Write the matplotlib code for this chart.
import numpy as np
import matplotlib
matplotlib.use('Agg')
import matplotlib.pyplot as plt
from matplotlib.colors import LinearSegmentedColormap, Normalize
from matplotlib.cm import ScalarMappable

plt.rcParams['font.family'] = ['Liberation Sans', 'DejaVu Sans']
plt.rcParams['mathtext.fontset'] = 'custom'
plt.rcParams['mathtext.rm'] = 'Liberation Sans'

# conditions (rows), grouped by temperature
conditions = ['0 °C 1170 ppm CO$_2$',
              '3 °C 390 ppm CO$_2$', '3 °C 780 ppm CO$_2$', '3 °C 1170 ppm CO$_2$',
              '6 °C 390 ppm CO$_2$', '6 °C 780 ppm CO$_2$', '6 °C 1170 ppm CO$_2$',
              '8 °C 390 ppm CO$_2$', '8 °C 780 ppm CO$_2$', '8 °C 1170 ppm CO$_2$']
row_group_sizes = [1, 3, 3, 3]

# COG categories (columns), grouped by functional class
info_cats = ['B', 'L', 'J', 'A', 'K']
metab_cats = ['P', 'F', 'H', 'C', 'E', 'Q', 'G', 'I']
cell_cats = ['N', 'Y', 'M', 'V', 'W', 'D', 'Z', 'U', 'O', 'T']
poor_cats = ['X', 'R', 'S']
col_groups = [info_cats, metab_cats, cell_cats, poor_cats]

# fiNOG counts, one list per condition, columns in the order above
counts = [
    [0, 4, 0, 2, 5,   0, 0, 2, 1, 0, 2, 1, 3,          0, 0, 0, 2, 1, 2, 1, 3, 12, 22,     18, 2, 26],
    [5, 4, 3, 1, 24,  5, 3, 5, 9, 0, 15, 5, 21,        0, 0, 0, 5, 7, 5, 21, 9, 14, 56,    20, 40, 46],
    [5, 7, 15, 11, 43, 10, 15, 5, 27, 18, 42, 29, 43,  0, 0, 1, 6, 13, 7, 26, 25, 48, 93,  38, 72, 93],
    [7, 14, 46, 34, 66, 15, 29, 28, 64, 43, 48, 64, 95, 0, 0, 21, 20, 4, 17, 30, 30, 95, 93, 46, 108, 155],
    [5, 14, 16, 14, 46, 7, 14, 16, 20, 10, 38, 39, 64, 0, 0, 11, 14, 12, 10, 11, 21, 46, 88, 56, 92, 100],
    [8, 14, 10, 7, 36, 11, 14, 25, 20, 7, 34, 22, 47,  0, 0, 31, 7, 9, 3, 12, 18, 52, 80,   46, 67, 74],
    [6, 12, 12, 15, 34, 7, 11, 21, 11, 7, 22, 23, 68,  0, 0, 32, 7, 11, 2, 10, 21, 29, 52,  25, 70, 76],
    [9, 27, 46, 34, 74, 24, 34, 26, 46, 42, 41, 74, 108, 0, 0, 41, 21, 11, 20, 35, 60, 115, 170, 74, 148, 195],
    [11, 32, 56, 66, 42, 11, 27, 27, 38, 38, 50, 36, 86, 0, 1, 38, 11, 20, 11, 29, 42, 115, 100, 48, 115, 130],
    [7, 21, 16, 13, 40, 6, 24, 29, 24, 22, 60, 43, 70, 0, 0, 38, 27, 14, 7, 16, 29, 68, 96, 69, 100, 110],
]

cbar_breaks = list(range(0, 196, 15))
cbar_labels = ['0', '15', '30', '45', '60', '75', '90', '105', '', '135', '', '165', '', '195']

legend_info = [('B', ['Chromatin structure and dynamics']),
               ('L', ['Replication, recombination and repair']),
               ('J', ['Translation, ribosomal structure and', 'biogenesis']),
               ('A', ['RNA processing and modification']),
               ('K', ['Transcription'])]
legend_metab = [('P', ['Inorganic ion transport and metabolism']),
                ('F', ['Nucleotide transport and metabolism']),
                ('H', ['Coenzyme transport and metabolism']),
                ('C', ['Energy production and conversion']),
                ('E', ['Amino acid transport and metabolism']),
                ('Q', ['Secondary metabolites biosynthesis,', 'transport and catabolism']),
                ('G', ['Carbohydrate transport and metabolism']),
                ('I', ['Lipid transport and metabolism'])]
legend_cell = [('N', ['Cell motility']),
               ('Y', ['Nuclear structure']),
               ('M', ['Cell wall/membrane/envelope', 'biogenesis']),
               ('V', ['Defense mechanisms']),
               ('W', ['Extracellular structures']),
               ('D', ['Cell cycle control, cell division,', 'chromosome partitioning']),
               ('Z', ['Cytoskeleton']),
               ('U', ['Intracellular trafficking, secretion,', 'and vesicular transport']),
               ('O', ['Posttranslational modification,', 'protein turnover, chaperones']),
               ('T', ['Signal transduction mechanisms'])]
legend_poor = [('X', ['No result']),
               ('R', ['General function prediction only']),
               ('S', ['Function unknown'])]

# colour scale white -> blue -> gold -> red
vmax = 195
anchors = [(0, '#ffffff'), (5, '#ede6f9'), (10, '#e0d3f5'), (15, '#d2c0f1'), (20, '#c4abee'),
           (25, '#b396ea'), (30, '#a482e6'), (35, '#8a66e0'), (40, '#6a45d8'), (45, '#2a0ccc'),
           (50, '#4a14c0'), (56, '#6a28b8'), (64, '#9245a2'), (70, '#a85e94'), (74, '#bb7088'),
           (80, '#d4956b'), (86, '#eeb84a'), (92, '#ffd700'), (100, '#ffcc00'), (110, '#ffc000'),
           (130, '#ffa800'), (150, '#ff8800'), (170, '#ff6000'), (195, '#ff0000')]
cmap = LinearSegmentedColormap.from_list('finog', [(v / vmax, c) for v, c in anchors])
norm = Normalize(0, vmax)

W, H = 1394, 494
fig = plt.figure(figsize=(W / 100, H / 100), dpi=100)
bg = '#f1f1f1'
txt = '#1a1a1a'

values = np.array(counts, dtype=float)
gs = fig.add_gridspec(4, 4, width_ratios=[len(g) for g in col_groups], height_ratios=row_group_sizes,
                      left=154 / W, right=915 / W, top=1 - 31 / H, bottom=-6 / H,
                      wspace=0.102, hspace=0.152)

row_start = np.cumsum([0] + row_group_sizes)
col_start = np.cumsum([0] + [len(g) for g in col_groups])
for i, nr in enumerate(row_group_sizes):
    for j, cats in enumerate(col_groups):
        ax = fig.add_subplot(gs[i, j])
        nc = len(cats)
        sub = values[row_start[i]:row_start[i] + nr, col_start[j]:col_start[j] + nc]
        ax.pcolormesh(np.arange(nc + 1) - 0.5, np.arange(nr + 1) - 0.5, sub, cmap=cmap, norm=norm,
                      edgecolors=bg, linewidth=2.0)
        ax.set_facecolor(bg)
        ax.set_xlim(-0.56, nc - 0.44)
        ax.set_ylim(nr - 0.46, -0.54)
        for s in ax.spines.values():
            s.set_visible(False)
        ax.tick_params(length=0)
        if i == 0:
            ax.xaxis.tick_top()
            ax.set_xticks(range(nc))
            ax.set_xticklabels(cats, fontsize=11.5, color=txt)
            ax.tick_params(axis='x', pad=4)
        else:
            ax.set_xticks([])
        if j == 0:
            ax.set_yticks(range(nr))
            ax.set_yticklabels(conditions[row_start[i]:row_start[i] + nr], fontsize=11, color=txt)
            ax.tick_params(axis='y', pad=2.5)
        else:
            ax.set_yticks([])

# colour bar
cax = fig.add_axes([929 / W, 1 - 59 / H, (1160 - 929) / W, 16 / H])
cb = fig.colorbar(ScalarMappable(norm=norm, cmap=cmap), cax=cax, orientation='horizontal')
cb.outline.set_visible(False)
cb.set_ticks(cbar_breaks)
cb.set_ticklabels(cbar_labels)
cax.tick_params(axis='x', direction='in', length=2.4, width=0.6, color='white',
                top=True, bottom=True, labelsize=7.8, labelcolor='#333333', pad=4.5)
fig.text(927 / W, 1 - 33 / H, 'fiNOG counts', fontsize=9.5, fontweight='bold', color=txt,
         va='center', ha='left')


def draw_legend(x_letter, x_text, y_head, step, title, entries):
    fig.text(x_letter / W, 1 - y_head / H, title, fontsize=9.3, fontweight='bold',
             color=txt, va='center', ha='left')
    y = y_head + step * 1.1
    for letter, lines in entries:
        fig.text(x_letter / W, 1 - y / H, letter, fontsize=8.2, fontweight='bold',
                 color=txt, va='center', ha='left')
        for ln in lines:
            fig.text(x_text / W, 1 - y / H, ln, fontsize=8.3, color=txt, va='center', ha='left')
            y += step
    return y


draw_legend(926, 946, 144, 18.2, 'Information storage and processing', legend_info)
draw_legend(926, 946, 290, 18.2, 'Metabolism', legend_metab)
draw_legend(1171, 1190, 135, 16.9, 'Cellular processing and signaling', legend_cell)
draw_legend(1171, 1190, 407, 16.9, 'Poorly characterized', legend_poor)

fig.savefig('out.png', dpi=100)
______
**WHAT TO DO:** Beginning at the first line above, repeat exactly until the line containing "row_group_sizes = [1, 3, 3, 3]", which is included.

**TASK SOLUTION:**
Write the matplotlib code for this chart.
import numpy as np
import matplotlib
matplotlib.use('Agg')
import matplotlib.pyplot as plt
from matplotlib.colors import LinearSegmentedColormap, Normalize
from matplotlib.cm import ScalarMappable

plt.rcParams['font.family'] = ['Liberation Sans', 'DejaVu Sans']
plt.rcParams['mathtext.fontset'] = 'custom'
plt.rcParams['mathtext.rm'] = 'Liberation Sans'

# conditions (rows), grouped by temperature
conditions = ['0 °C 1170 ppm CO$_2$',
              '3 °C 390 ppm CO$_2$', '3 °C 780 ppm CO$_2$', '3 °C 1170 ppm CO$_2$',
              '6 °C 390 ppm CO$_2$', '6 °C 780 ppm CO$_2$', '6 °C 1170 ppm CO$_2$',
              '8 °C 390 ppm CO$_2$', '8 °C 780 ppm CO$_2$', '8 °C 1170 ppm CO$_2$']
row_group_sizes = [1, 3, 3, 3]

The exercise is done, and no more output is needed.